Os planos eram relativamente ambiciosos. Segundo escreve a WWD, a histórica maison tencionava convidar cerca de duas centenas de pessoas para assistir ao desfile da coleção Métiers d’Art 2021, marco anual que enaltece a excelência dos ateliers através de bordados, pedraria e manipulação dos materiais mais nobres. Os planos foram traídos pelo segundo confinamento em França e aquele que foi o primeiro desfile de Virginie Viard fora de Paris (a solo, entenda-se), contou apenas com uma pessoa na assistência, a atriz Kristen Stewart.
O local não foi escolhido ao acaso. Falamos do Castelo de Chenonceau, cuja história se interliga com a de poderosas mulheres francesas, relação que lhe valeu o cognome de Château des Dames (ou Castelo das Senhoras). Mas há nos anais um nome que se destaca — o de Catarina de Médici, viúva de Henrique II, protagonista do Renascimento francês e, muito possivelmente, alvo da admiração de Coco Chanel.
“Sempre tive um estranho sentimento de simpatia e admiração pelas mulheres que viveram entre Francisco I e Luís XIII, talvez por considerá-las grandiosas, de uma simplicidade magnífica e de uma majestade repleta de deveres onerosos”, referiu a própria designer numa entrevista à Revue des Sports et du Monde em 1936, como recorda a revista Vogue.
Separadas por quatro séculos, viriam a encontrar-se num mesmo monograma.
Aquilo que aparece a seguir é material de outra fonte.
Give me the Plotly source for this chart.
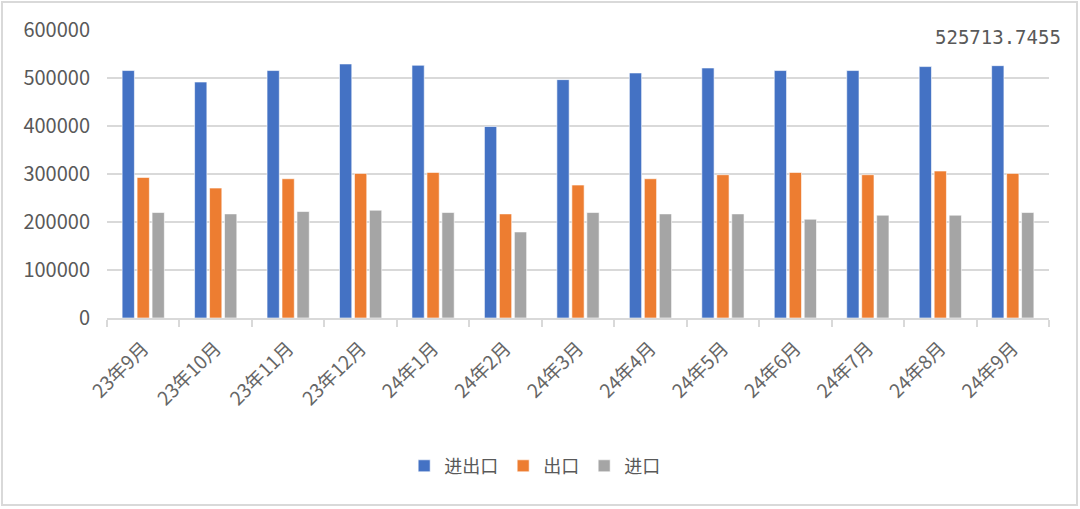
import plotly.graph_objects as go

months = ["23年9月", "23年10月", "23年11月", "23年12月", "24年1月", "24年2月", "24年3月",
          "24年4月", "24年5月", "24年6月", "24年7月", "24年8月", "24年9月"]
total = [515500, 491600, 515500, 529300, 526500, 398900, 496600,
         510500, 520900, 515500, 515500, 523800, 525713.7455]
exports = [292900, 270700, 290100, 301300, 303300, 216900, 277000,
           290100, 298500, 303300, 298500, 306200, 301300]
imports = [219700, 216900, 221800, 224600, 219700, 179300, 219700,
           216900, 216900, 205800, 214200, 214200, 219700]

W, H = 1080, 509
L, R, T, B = 107, 31, 30, 191
pw, ph = W - L - R, H - T - B

grey_txt = "#595959"
font_cjk = "Noto Sans CJK SC"

fig = go.Figure()
fig.add_trace(go.Bar(x=months, y=total, name="进出口", marker_color="#4472C4",
                     marker_line=dict(color="white", width=0.6)))
fig.add_trace(go.Bar(x=months, y=exports, name="出口", marker_color="#ED7D31",
                     marker_line=dict(color="white", width=0.6)))
fig.add_trace(go.Bar(x=months, y=imports, name="进口", marker_color="#A5A5A5",
                     marker_line=dict(color="white", width=0.6)))

fig.update_layout(
    width=W, height=H,
    margin=dict(l=L, r=R, t=T, b=B, autoexpand=False),
    paper_bgcolor="white", plot_bgcolor="white",
    barmode="group", bargap=0.38, bargroupgap=0.18,
    font=dict(family=font_cjk, color=grey_txt),
    legend=dict(orientation="h", x=0.454, xanchor="center", y=-0.45, yanchor="top",
                font=dict(size=18, color=grey_txt), itemwidth=30),
    showlegend=True,
)
fig.update_yaxes(range=[0, 600000], dtick=100000, showgrid=True, gridcolor="#d9d9d9",
                 gridwidth=1.5, zeroline=False, showline=False, ticks="",
                 tickfont=dict(size=20, color=grey_txt), ticklabelstandoff=16,
                 tickformat="d")
fig.update_xaxes(showline=True, linecolor="#d9d9d9", linewidth=1.5,
                 ticks="outside", tickson="boundaries", ticklen=7, tickcolor="#d9d9d9",
                 tickwidth=1.5, tickangle=-45, ticklabelstandoff=10,
                 tickfont=dict(size=19, color="#666666"))

# data label shown at top right
fig.add_annotation(x=(1063 - L) / pw, y=(H - B - 37) / ph, xref="paper", yref="paper",
                   text=f"{total[-1]:.4f}", showarrow=False, xanchor="right", yanchor="middle",
                   font=dict(family="DejaVu Sans Mono", size=19, color=grey_txt))

# outer border
fig.add_shape(type="rect", xref="paper", yref="paper",
              x0=(2 - L) / pw, x1=(W - 3 - L) / pw,
              y0=(H - B - (H - 4)) / ph, y1=(H - B - 2) / ph,
              line=dict(color="#d9d9d9", width=2), layer="below")

fig.write_html("out.html", config={"displayModeBar": False},
               post_script="document.body.style.margin='0';")
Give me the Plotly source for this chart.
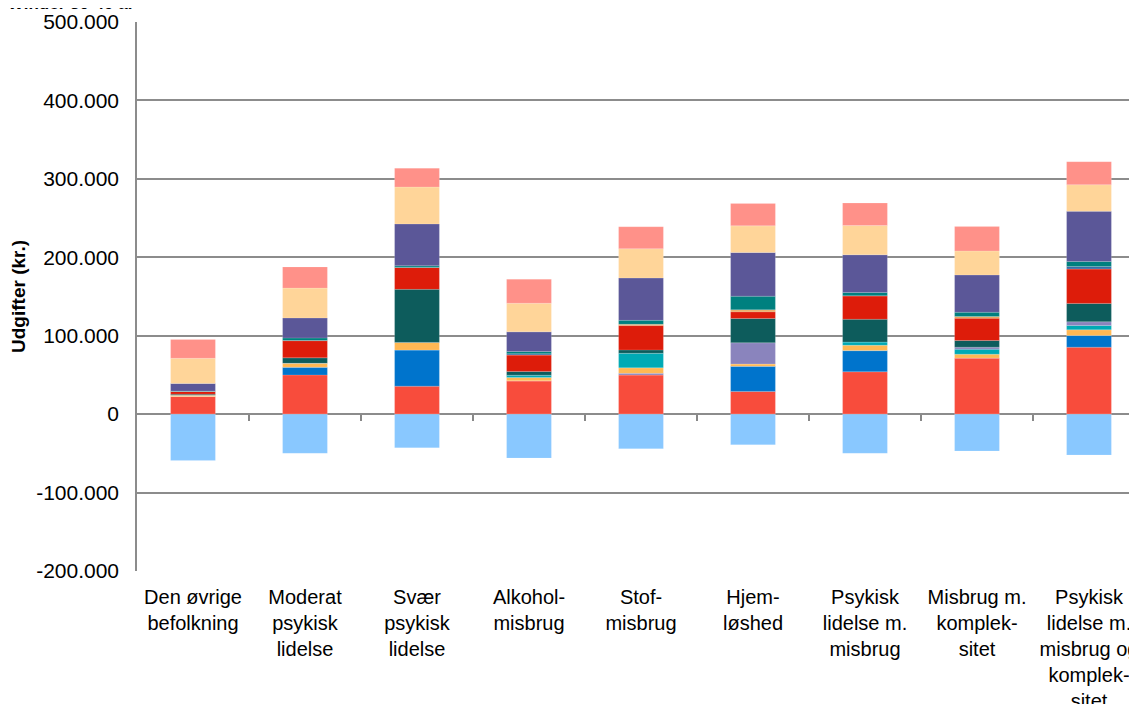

O dois cês entrelaçados fazem até hoje parte do palácio que Catarina modificou ao seu gosto, em meados do século XVI, ignorando que, no século XX, a insígnia se tornaria o símbolo máximo do luxo, no que à moda diz respeito. Mesmo sem público no salão, foi precisamente esse o posto reclamado pela Chanel de Virginie Viard. Num longo e ritmado desfile (do qual escasseiam os registos fotográficos), a maison voltou a exibir o trabalho das suas 38 oficinas especializadas.
À coleção, não faltou nenhum dos ingredientes palacianos: silhuetas alongadas por saias e casacos compridos, coletes, jaquetas, peças acolchoadas e mangas balão. À transposição história, feita a partir de elementos de vestuário de uma dama renascentista, Viard adicionou sensualidade e contemporaneidade através de jaquetas em tweed cortadas nas laterais (no desfile, deixaram a pele das manequins a descoberto), mas também com a utilização de ganga, e de macacões de calção também eles em tweed.
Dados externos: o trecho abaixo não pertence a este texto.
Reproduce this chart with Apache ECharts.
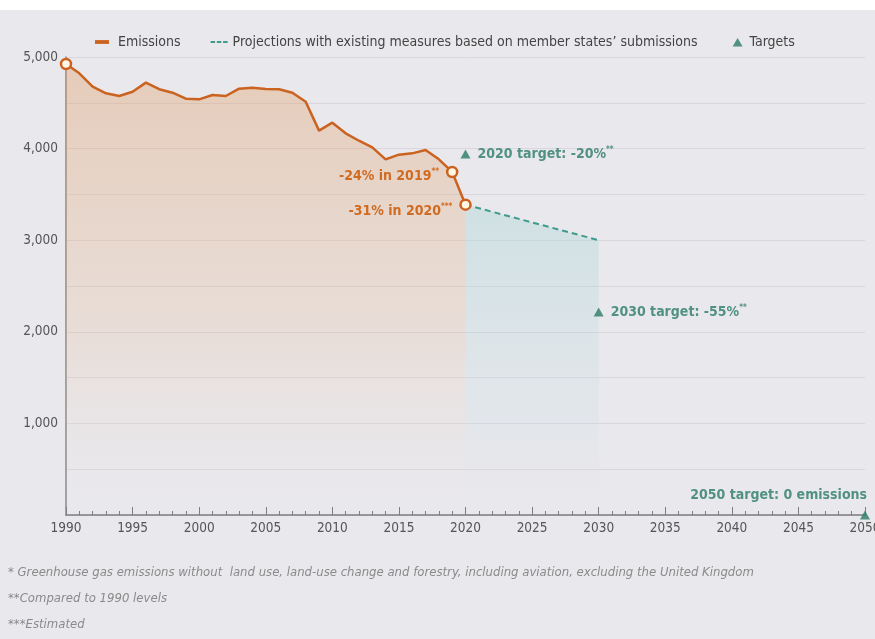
<!DOCTYPE html>
<html>
<head>
<meta charset="utf-8">
<style>
html,body{margin:0;padding:0;background:#ffffff;}
#chart{width:875px;height:639px;}
</style>
<script src="https://cdn.jsdelivr.net/npm/echarts@6/dist/echarts.min.js"></script>
</head>
<body>
<div id="chart"></div>
<script>
// ---- data ----
const years = [1990,1991,1992,1993,1994,1995,1996,1997,1998,1999,2000,2001,2002,2003,2004,2005,2006,2007,2008,2009,2010,2011,2012,2013,2014,2015,2016,2017,2018,2019,2020];
const emissions = [4924,4822,4676,4604,4574,4621,4720,4648,4610,4545,4538,4585,4574,4654,4665,4651,4648,4610,4512,4196,4283,4167,4086,4014,3883,3934,3948,3985,3883,3745,3388];
const projYears = [2020,2030];
const projValues = [3388,3000];
const targetYears = [2020,2030,2050];
const targetValues = [3940,2215,0];
const targetNames = ['2020 target: -20%','2030 target: -55%','2050 target: 0 emissions'];
const targetSup = ['**','**',''];
const yTicks = [1000,2000,3000,4000,5000];
const footnotes = [
  '* Greenhouse gas emissions without  land use, land-use change and forestry, including aviation, excluding the United Kingdom',
  '**Compared to 1990 levels',
  '***Estimated'
];

const FONT = '"Liberation Sans Narrow","DejaVu Sans Condensed","Liberation Sans",sans-serif';
const ORANGE = '#cb6320';
const ORANGE_TXT = '#d06b22';
const TEAL = '#3f9b8c';
const GREEN = '#2b7a66';
const BG = '#e9e8ec';
const PROJ_NAME = 'Projections with existing measures based on member states\u2019 submissions';

const emData = years.map((y,i)=>{
  const d = {value:[y,emissions[i]]};
  if (y===1990 || y===2019 || y===2020) {
    d.symbol = 'circle';
    d.symbolSize = 10;
  }
  if (y===2019) {
    d.label = {show:true, position:'left', distance:7, offset:[0,4],
      formatter:'{a|-24% in 2019}{s|**}'};
  }
  if (y===2020) {
    d.label = {show:true, position:'left', distance:7, offset:[0,7],
      formatter:'{a|-31% in 2020}{s|***}'};
  }
  return d;
});

const tgData = targetYears.map((y,i)=>{
  const d = {value:[y,targetValues[i]], name:targetNames[i]};
  if (i<2) {
    d.label = {show:true, position:'right', distance:7,
      formatter:'{a|'+targetNames[i]+'}{s|'+targetSup[i]+'}'};
  } else {
    d.label = {show:true, position:'top', align:'right', distance:8, offset:[2,0],
      formatter:'{a|'+targetNames[i]+'}'};
  }
  return d;
});

const richLabel = (c) => ({
  a:{fontFamily:FONT, fontSize:14, fontWeight:'bold', color:c},
  s:{fontFamily:FONT, fontSize:8, fontWeight:'bold', color:c, verticalAlign:'top', padding:[0,0,9,0]}
});

const chart = echarts.init(document.getElementById('chart'));
chart.setOption({
  backgroundColor: BG,
  animation: false,
  textStyle: {fontFamily: FONT},
  grid: {left:66, right:10, top:57, bottom:124, containLabel:false, outerBoundsMode:'none'},
  legend: {
    top: 30, left: 90, itemGap: 30, itemWidth: 17, itemHeight: 10,
    textStyle: {fontFamily: FONT, fontSize: 14, color: '#444'},
    data: [
      {name:'Emissions', icon:'path://M0,0L12,0L12,1.8L0,1.8ZM17,0.9L17,0.9', itemStyle:{color:ORANGE}},
      {name:PROJ_NAME, icon:'path://M0,0h4.5v1.8h-4.5zM6.25,0h4.5v1.8h-4.5zM12.5,0h4.5v1.8h-4.5z', itemStyle:{color:TEAL}},
      {name:'Targets', icon:'path://M0,0L0,0M10,0.5L15,9L5,9ZM17,0L17,0', itemStyle:{color:GREEN}}
    ]
  },
  xAxis: {
    type:'value', min:1990, max:2050, interval:5,
    axisLine:{show:true, lineStyle:{color:'#7d7d7d', width:1.5}},
    axisTick:{show:true, inside:true, length:8, lineStyle:{color:'#7d7d7d'}},
    minorTick:{show:true, splitNumber:5, length:4, lineStyle:{color:'#7d7d7d'}},
    splitLine:{show:false},
    axisLabel:{fontFamily:FONT, fontSize:13.5, color:'#555', margin:6, formatter: v=>String(v)}
  },
  yAxis: {
    type:'value', min:0, max:5000, interval:500,
    axisLine:{show:true, lineStyle:{color:'#8a8a8a', width:1.5}},
    axisTick:{show:false},
    splitLine:{show:true, lineStyle:{color:'#d9d7dd', width:1}},
    axisLabel:{fontFamily:FONT, fontSize:13.5, color:'#555', margin:8,
      formatter: v => yTicks.indexOf(v)>=0 ? v.toLocaleString('en-US') : ''}
  },
  series: [
    {
      name:'Emissions', type:'line', data:emData, symbol:'none', showSymbol:true,
      z:5,
      lineStyle:{color:ORANGE, width:2.5},
      itemStyle:{color:'#fff6e6', borderColor:ORANGE, borderWidth:2.5},
      areaStyle:{color:{type:'linear',x:0,y:0,x2:0,y2:1,colorStops:[
        {offset:0,color:'rgba(224,150,90,0.5)'},
        {offset:0.6,color:'rgba(228,176,130,0.28)'},
        {offset:1,color:'rgba(233,232,236,0.02)'}]}},
      label:{fontFamily:FONT, color:ORANGE_TXT, rich:richLabel(ORANGE_TXT)}
    },
    {
      name:PROJ_NAME,
      type:'line', data:projYears.map((y,i)=>[y,projValues[i]]), symbol:'none', z:4,
      lineStyle:{color:TEAL, width:2, type:[6,4]},
      itemStyle:{color:TEAL},
      areaStyle:{color:{type:'linear',x:0,y:0,x2:0,y2:1,colorStops:[
        {offset:0,color:'rgba(170,214,214,0.6)'},
        {offset:0.7,color:'rgba(190,220,225,0.22)'},
        {offset:1,color:'rgba(233,232,236,0)'}]}}
    },
    {
      name:'Targets', type:'scatter', data:tgData, symbol:'triangle', symbolSize:[10,9],
      z:6,
      itemStyle:{color:GREEN},
      label:{fontFamily:FONT, color:GREEN, rich:richLabel(GREEN)}
    }
  ],
  graphic: [
    {type:'rect', left:0, top:0, shape:{width:875, height:10}, style:{fill:'#ffffff'}, z:100},
    {type:'text', left:8, top:566, style:{text:footnotes[0], font:'italic 13px '+FONT, fill:'#8a8a8a'}},
    {type:'text', left:8, top:592, style:{text:footnotes[1], font:'italic 13px '+FONT, fill:'#8a8a8a'}},
    {type:'text', left:8, top:618, style:{text:footnotes[2], font:'italic 13px '+FONT, fill:'#8a8a8a'}}
  ]
});
</script>
</body>
</html>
Uma mostra que foi também ao detalhes, com bordados em strass com a forma de um castelo encantado, laços, pedraria, botões com acabamentos em ouro e pérolas surpreendentemente distribuídas ao longo de um vestido de tweed. Embora sem perder de vista o pragmatismo que pauta a sua visão do estilo Chanel, houve um lado de Virginie que se permitiu brincar às princesas.